Country house in County Wicklow, Ireland

Bellevue House was an 18th-century country house set in its own 300 acre (120 ha) demesne, in the village of Delgany, County Wicklow, Ireland. It is 25 km (16 miles) south of the Dublin. The house was built on an estate originally called Ballydonagh, after the townland which borders it to the south west. It was demolished in the 1950s. Delgany Golf Club is now located on the estate.

The house had extensive gardens with winding paths, large glasshouses and panoramic views across the Glen of the Downs (a wooded valley to the west) and across farmland eastward to the Irish Sea.

==History==
The Ballydonagh demesne was bought in 1753 by David La Touche, a rich banker from Dublin of Huguenot extraction from his friend, Richard Chenevix Trench, the Anglican Archbishop of Dublin. He built a house between 1754 and 1756 at a cost of £30,000 and named it Bellevue.

In 1785 it was inherited by his son Peter, who moved in after in 1786 his wife Rebecca Vicars died and he married her cousin Elizabeth Vicars. Peter La Touche built Christ Church in Delgany in 1789 and his wife opened an orphanage and school for female children in the grounds of Bellevue. He died in 1828.

The estate was inherited by his nephew Peter La Touche, of Marlay, County Dublin and previously the Member of Parliament for County Leitrim. Peter died just two years later and it passed to his eldest son Peter David, who donated land to build St Patrick's church in nearby Greystones. Peter David died in 1857 and Bellevue then passed to his brother William Robert who lived until 1892. After William Robert the estate went to his brother Octavius La Touche (1824-1897) and then to Octavius' son Peter La Touche (1864-1904), a major in the Royal Dublin Fusiliers.

The 1901 Census of Ireland was carried out on the night of 31 March 1901, during which multiple houses were recorded within an area known as "Bellevue demesne". Of these, the only house occupied by a La Touche, presumably Bellevue House itself, was that in which Mary La Touch, an unmarried 40 year old woman, was marked as 'head of family', co-occupying with her sister Charlotte La Touche, an unmarried 23 year old. Mary and Charlotte were sisters of Peter La Touche, the owner of the house at that point. Five female servants were recorded as also living in the house with them. No other La Touche's were recorded as being at the house that evening.

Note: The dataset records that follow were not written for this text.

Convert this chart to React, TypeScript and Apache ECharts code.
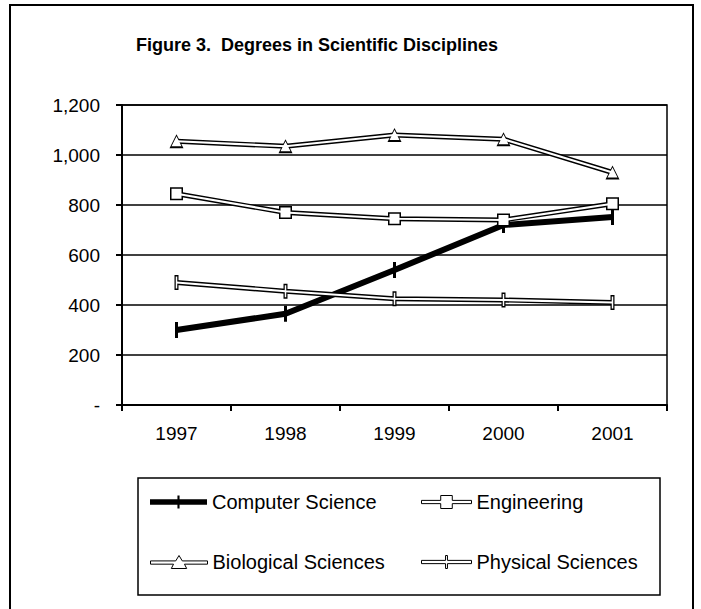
import React, { useEffect, useRef } from "react";
import * as echarts from "echarts";

const years = ["1997", "1998", "1999", "2000", "2001"];
const computerScience = [300, 365, 540, 720, 752];
const engineering = [845, 770, 745, 740, 805];
const biologicalSciences = [1055, 1035, 1080, 1063, 930];
const physicalSciences = [490, 455, 425, 420, 410];
const seriesNames = ["Computer Science", "Engineering", "Biological Sciences", "Physical Sciences"];

const FONT = "'Liberation Sans', Arial, sans-serif";

const iconCS = "path://M0,3.5 L26,3.5 L26,0 L28,0 L28,3.5 L54,3.5 L54,8.5 L28,8.5 L28,12 L26,12 L26,8.5 L0,8.5 Z";
const iconEng = "path://M0,4.5 L20,4.5 L20,0 L32,0 L32,4.5 L52,4.5 L52,7.5 L32,7.5 L32,12 L20,12 L20,7.5 L0,7.5 Z";
const iconBio = "path://M0,5 L23,5 L26,0 L29,5 L52,5 L52,8 L31,8 L33,12 L19,12 L21,8 L0,8 Z";
const iconPhys = "path://M0,4.5 L25,4.5 L25,0 L27,0 L27,4.5 L52,4.5 L52,7.5 L27,7.5 L27,12 L25,12 L25,7.5 L0,7.5 Z";

function hollowPair(name: string, data: number[], symbol: string, outerSize: any, innerSize: any) {
  return [
    {
      name,
      type: "line",
      data,
      symbol,
      symbolSize: outerSize,
      showSymbol: true,
      lineStyle: { color: "#000", width: 5 },
      itemStyle: { color: "#000", borderWidth: 0 },
      z: 3,
    },
    {
      name: name + " ",
      type: "line",
      data,
      symbol,
      symbolSize: innerSize,
      showSymbol: true,
      lineStyle: { color: "#fff", width: 2.2 },
      itemStyle: { color: "#fff", borderWidth: 0 },
      z: 4,
    },
  ];
}

function legendItem(name: string, icon: string, filled: boolean, left: number, top: number, w: number) {
  return {
    data: [
      {
        name,
        icon,
        itemStyle: filled
          ? { color: "#000", borderWidth: 0 }
          : { color: "#fff", borderColor: "#000", borderWidth: 1 },
      },
    ],
    left,
    top,
    padding: 0,
    orient: "horizontal",
    itemWidth: w,
    itemHeight: 13,
    symbolKeepAspect: false,
    textStyle: { fontFamily: FONT, fontSize: 20, color: "#000" },
  };
}

export default function App() {
  const ref = useRef<HTMLDivElement>(null);
  useEffect(() => {
    if (!ref.current) return;
    const chart = echarts.init(ref.current, null, { renderer: "svg" });
    const option: any = {
      animation: false,
      backgroundColor: "#fff",
      title: {
        text: "Figure 3.  Degrees in Scientific Disciplines",
        left: 136,
        top: 36,
        padding: 0,
        textStyle: { fontFamily: FONT, fontSize: 18, fontWeight: "bold", color: "#000" },
      },
      graphic: [
        {
          type: "rect",
          shape: { x: 10, y: 5, width: 683, height: 620 },
          style: { fill: "none", stroke: "#000", lineWidth: 2 },
          silent: true,
        },
        {
          type: "rect",
          shape: { x: 138, y: 478, width: 522, height: 117 },
          style: { fill: "none", stroke: "#000", lineWidth: 1.5 },
          silent: true,
        },
      ],
      legend: [
        legendItem(seriesNames[0], iconCS, true, 150, 492, 57),
        legendItem(seriesNames[1], iconEng, false, 421, 492, 50),
        legendItem(seriesNames[2], iconBio, false, 150, 552, 57),
        legendItem(seriesNames[3], iconPhys, false, 421, 552, 50),
      ],
      grid: {
        left: 122,
        right: 34,
        top: 105,
        bottom: 204,
        show: true,
        borderColor: "#000",
        borderWidth: 1.5,
        backgroundColor: "transparent",
        containLabel: false,
      },
      xAxis: {
        type: "category",
        data: years,
        boundaryGap: true,
        axisLine: { show: true, lineStyle: { color: "#000", width: 2 } },
        axisTick: { show: true, length: 6, lineStyle: { color: "#000", width: 2 } },
        axisLabel: { fontFamily: FONT, fontSize: 19, color: "#000", margin: 19 },
        splitLine: { show: false },
      },
      yAxis: {
        type: "value",
        min: 0,
        max: 1200,
        interval: 200,
        axisLine: { show: true, lineStyle: { color: "#000", width: 2 } },
        axisTick: { show: true, length: 6, lineStyle: { color: "#000", width: 2 } },
        axisLabel: {
          fontFamily: FONT,
          fontSize: 19,
          color: "#000",
          margin: 22,
          formatter: (v: number) => (v === 0 ? "-" : v.toLocaleString("en-US")),
        },
        splitLine: { show: true, lineStyle: { color: "#000", width: 1.5 } },
      },
      series: [
        {
          name: seriesNames[0],
          type: "line",
          data: computerScience,
          symbol: "rect",
          symbolSize: [3, 16],
          showSymbol: true,
          lineStyle: { color: "#000", width: 6 },
          itemStyle: { color: "#000" },
          z: 2,
        },
        ...hollowPair(seriesNames[1], engineering, "rect", 13, 10),
        ...hollowPair(seriesNames[2], biologicalSciences, "triangle", 14, 10),
        ...hollowPair(seriesNames[3], physicalSciences, "rect", [4, 15], [1.5, 12]),
      ],
    };
    chart.setOption(option);
    return () => chart.dispose();
  }, []);
  return (
    <div
      ref={ref}
      style={{ position: "fixed", left: 0, top: 0, width: 701, height: 609, background: "#fff" }}
    />
  );
}
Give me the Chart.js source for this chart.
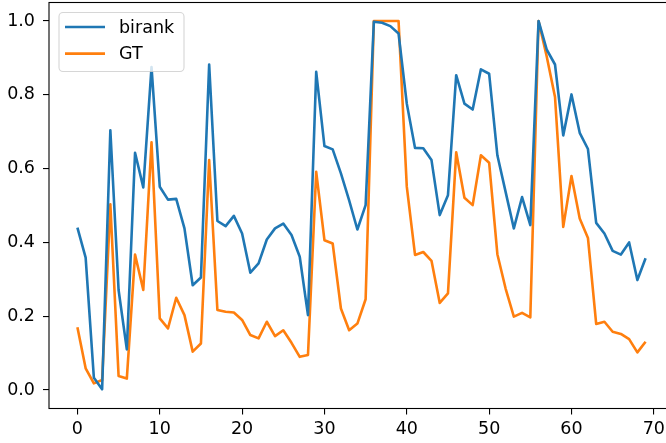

Peter La Touche married Sophia Dora Elizabeth Tottenham in April 1902, but died at Bellevue in 1904, aged 39, and the estate was divided between his widow and his three sisters, one of whom, Frances Cecilia La Touche (c.1863-1942), subsequently moved into Bellevue with her husband Dr Archer.

The 1911 census of Ireland, carried out on the night of 2 April 1911, found Arthur Montfort Archer, a 54 year old retired doctor, as the head of family at Bellevue House alongside his wife Frances Cecilia, 48, and their three daughters. Eight domestic workers were also recorded as living at the house at the time.

The family then ran into financial difficulties and finally left Bellevue in 1913 after which the house fell into decay and was pulled down in the
early 1950s. Part of the land was taken over by the Forestry Division of the Department of Lands.